▶ _TASK STATEMENT_:
Gather all lines in the entries below that include the word "with".

▶ _EXTRACTED DATA_:
◇ ◇ ◇ ◇

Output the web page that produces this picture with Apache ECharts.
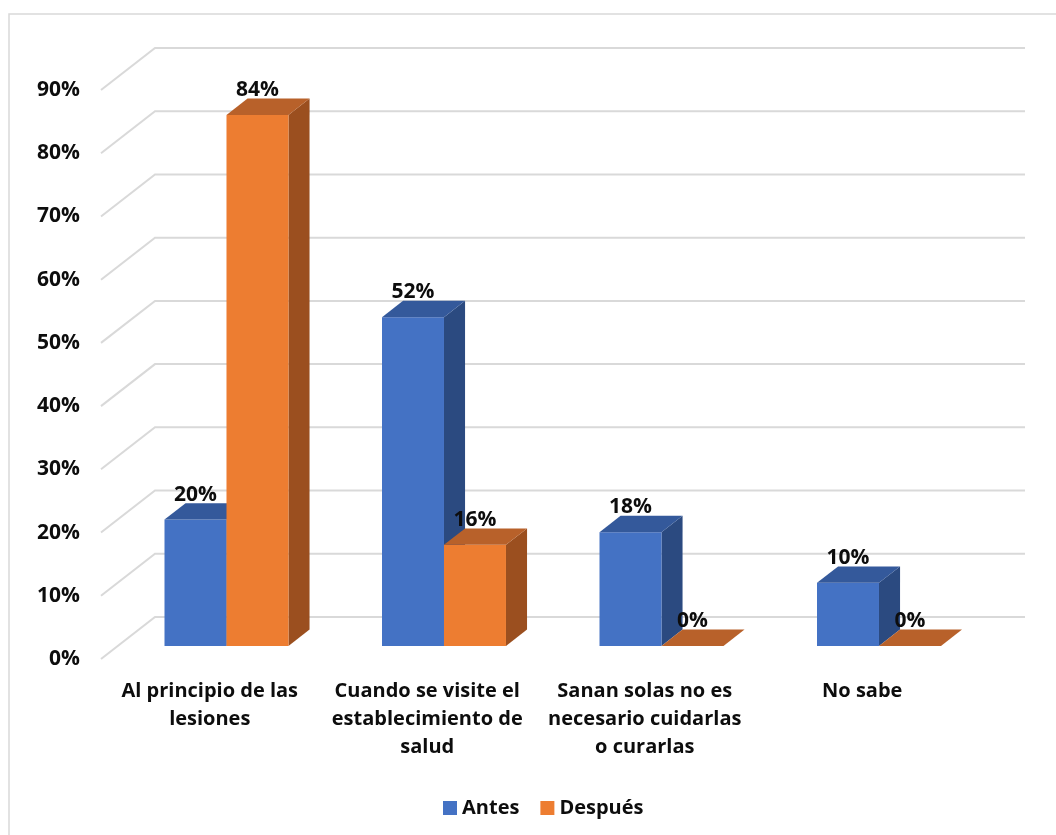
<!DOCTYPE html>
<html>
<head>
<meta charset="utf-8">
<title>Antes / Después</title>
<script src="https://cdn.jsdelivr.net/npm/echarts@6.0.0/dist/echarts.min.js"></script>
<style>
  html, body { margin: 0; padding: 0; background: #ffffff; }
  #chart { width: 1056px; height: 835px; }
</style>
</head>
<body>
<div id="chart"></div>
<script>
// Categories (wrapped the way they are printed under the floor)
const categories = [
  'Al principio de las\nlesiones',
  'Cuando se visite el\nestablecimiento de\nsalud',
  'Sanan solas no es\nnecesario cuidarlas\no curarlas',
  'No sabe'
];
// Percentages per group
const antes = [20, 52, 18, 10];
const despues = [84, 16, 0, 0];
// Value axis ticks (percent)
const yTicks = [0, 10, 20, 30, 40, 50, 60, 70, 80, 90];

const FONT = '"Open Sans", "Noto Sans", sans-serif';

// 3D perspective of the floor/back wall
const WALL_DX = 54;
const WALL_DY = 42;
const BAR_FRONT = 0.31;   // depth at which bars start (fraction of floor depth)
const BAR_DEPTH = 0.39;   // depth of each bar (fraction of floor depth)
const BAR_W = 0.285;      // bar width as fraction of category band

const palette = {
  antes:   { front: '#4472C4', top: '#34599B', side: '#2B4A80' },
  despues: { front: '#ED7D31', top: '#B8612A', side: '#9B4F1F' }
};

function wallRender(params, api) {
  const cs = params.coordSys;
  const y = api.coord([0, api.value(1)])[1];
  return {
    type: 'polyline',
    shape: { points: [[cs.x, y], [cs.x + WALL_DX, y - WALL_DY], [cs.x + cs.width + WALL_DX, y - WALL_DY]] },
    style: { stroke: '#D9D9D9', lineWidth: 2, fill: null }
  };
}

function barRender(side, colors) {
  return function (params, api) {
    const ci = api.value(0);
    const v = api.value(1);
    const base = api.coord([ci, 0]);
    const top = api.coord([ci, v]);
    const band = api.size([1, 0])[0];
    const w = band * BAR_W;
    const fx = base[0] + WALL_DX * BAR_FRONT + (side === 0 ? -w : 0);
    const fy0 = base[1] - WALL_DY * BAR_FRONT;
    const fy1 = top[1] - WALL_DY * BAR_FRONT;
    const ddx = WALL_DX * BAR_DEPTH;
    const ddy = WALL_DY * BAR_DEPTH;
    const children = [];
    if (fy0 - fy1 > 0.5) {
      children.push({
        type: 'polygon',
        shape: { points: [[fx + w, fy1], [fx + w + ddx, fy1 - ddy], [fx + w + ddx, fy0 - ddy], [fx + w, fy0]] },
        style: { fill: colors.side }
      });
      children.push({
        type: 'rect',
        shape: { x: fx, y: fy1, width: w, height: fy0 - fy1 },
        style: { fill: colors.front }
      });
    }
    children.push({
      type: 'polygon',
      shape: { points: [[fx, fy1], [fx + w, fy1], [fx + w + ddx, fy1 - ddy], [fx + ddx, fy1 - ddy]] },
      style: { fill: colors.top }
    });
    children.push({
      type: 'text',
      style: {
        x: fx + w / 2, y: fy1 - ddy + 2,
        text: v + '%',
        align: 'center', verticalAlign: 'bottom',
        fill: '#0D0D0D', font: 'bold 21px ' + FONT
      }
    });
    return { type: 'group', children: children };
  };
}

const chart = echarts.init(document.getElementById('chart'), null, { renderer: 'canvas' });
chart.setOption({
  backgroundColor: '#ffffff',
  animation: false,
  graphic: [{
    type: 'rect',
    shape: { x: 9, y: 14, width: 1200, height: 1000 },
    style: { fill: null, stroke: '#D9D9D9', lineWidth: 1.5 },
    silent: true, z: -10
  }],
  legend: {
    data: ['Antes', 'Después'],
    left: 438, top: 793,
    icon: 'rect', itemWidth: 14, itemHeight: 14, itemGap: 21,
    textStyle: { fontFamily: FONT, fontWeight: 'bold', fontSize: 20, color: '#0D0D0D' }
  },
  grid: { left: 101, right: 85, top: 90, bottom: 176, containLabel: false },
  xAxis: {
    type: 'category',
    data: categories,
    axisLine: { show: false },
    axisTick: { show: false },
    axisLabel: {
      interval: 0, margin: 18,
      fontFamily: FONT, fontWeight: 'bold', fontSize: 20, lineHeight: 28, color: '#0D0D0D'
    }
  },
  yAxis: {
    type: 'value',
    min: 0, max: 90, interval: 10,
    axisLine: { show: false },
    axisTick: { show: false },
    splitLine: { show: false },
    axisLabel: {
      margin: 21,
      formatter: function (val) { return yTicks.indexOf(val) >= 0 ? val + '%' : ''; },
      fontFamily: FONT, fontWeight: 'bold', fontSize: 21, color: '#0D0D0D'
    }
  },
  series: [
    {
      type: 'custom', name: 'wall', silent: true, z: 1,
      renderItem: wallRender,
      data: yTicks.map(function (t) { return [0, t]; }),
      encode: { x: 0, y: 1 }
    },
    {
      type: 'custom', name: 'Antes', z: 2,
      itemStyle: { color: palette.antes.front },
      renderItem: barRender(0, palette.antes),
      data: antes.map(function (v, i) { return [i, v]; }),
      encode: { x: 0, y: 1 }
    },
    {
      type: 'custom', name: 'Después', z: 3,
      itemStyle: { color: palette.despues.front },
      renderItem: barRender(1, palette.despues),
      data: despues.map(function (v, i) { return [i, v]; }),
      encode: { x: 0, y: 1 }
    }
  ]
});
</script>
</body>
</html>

◇ ◇ ◇ ◇

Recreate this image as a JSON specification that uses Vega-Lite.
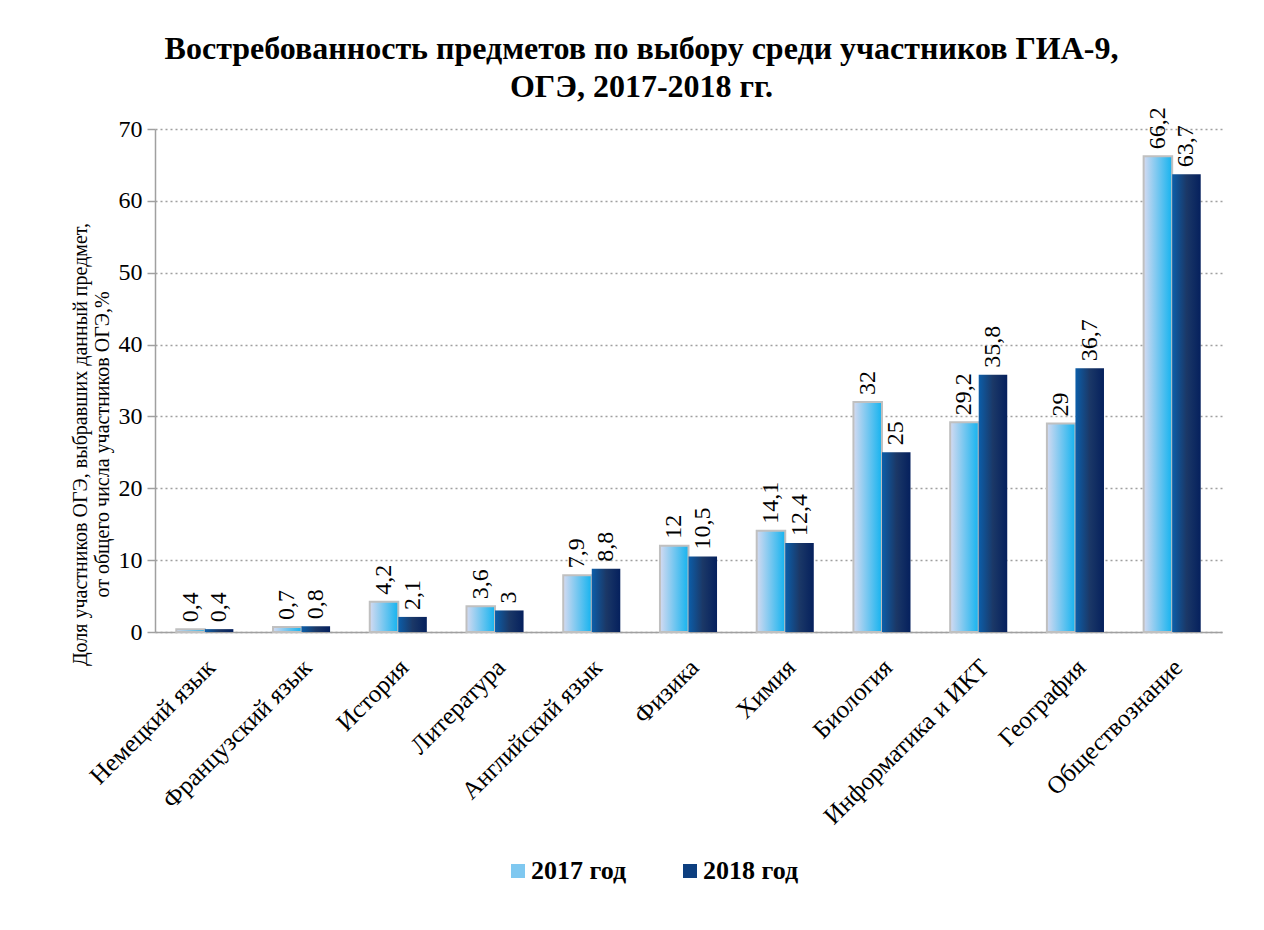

◇ ◇ ◇ ◇

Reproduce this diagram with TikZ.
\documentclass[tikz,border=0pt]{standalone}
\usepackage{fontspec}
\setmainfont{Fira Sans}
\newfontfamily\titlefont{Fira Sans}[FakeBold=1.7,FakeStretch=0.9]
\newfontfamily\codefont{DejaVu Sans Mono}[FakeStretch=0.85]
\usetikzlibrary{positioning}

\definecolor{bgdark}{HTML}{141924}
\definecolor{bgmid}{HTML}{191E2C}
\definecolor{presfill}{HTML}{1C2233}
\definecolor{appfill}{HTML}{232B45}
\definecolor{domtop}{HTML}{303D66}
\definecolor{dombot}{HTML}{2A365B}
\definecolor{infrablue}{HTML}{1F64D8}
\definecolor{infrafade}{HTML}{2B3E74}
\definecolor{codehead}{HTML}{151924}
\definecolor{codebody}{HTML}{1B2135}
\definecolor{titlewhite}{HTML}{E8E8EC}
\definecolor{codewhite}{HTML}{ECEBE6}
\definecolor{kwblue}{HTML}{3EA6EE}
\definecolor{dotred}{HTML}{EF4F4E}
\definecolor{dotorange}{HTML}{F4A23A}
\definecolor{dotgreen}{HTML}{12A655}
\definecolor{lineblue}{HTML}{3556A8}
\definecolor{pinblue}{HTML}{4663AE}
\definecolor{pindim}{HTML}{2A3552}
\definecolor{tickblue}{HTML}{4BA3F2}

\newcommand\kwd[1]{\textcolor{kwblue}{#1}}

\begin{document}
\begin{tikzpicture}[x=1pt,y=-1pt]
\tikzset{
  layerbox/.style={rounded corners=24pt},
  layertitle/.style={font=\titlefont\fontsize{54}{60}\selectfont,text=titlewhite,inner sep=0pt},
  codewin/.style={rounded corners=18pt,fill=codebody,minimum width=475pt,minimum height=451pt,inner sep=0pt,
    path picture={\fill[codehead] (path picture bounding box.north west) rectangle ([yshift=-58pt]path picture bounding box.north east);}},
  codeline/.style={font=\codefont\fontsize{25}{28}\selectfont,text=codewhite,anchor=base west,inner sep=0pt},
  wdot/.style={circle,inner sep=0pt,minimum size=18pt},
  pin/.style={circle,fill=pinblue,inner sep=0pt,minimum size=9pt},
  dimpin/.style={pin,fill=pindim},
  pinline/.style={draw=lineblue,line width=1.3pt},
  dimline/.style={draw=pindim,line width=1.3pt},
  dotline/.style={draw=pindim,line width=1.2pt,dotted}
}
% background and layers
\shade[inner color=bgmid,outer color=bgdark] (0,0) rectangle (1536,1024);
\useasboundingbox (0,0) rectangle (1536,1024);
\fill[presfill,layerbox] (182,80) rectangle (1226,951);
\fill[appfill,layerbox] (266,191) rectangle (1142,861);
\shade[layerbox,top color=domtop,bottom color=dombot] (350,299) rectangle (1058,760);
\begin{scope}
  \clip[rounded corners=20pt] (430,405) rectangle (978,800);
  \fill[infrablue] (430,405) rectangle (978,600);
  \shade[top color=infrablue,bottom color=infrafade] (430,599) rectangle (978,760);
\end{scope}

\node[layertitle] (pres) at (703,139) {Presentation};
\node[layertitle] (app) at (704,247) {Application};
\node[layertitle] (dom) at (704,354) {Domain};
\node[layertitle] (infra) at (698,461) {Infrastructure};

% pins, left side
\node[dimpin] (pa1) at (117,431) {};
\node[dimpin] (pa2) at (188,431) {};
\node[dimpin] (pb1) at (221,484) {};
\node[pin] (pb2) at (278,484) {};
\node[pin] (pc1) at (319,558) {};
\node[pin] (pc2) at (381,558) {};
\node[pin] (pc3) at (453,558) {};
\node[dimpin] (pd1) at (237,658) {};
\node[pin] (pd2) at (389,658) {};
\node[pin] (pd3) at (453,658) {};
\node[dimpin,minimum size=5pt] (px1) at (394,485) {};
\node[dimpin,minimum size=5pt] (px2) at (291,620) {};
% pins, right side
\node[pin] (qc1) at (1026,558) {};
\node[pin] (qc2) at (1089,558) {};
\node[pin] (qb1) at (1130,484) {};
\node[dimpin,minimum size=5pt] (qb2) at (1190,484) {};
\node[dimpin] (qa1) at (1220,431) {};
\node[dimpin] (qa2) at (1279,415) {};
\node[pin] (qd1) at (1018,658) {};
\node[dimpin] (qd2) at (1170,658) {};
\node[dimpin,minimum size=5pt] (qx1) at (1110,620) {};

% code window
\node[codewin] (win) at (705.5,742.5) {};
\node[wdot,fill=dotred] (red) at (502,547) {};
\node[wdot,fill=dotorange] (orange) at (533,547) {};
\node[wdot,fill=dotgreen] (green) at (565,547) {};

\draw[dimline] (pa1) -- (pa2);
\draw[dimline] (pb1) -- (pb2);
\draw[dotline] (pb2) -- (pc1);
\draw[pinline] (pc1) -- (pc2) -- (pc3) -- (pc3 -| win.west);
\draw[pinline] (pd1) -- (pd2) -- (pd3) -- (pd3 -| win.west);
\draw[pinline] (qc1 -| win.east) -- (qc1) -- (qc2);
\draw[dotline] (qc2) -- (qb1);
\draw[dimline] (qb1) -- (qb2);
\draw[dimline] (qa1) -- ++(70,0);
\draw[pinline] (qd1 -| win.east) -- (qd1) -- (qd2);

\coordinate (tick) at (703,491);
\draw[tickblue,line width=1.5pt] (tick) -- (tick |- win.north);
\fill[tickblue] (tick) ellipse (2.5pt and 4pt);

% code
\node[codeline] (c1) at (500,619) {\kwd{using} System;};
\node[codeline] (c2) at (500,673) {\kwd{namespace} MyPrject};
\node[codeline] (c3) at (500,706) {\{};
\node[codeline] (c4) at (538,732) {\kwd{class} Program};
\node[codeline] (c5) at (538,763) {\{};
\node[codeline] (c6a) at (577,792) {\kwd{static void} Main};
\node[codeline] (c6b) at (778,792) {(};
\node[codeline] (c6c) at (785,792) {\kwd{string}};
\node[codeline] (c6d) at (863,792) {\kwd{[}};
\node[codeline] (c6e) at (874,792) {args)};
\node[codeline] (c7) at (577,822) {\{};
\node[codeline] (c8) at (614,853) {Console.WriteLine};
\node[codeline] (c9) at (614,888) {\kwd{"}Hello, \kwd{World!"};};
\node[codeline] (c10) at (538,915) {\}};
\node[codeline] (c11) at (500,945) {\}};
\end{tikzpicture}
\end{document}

◇ ◇ ◇ ◇

▶ _EXERCISE RESPONSE_:
Output the web page that produces this picture with Apache ECharts.
Reproduce this diagram with TikZ.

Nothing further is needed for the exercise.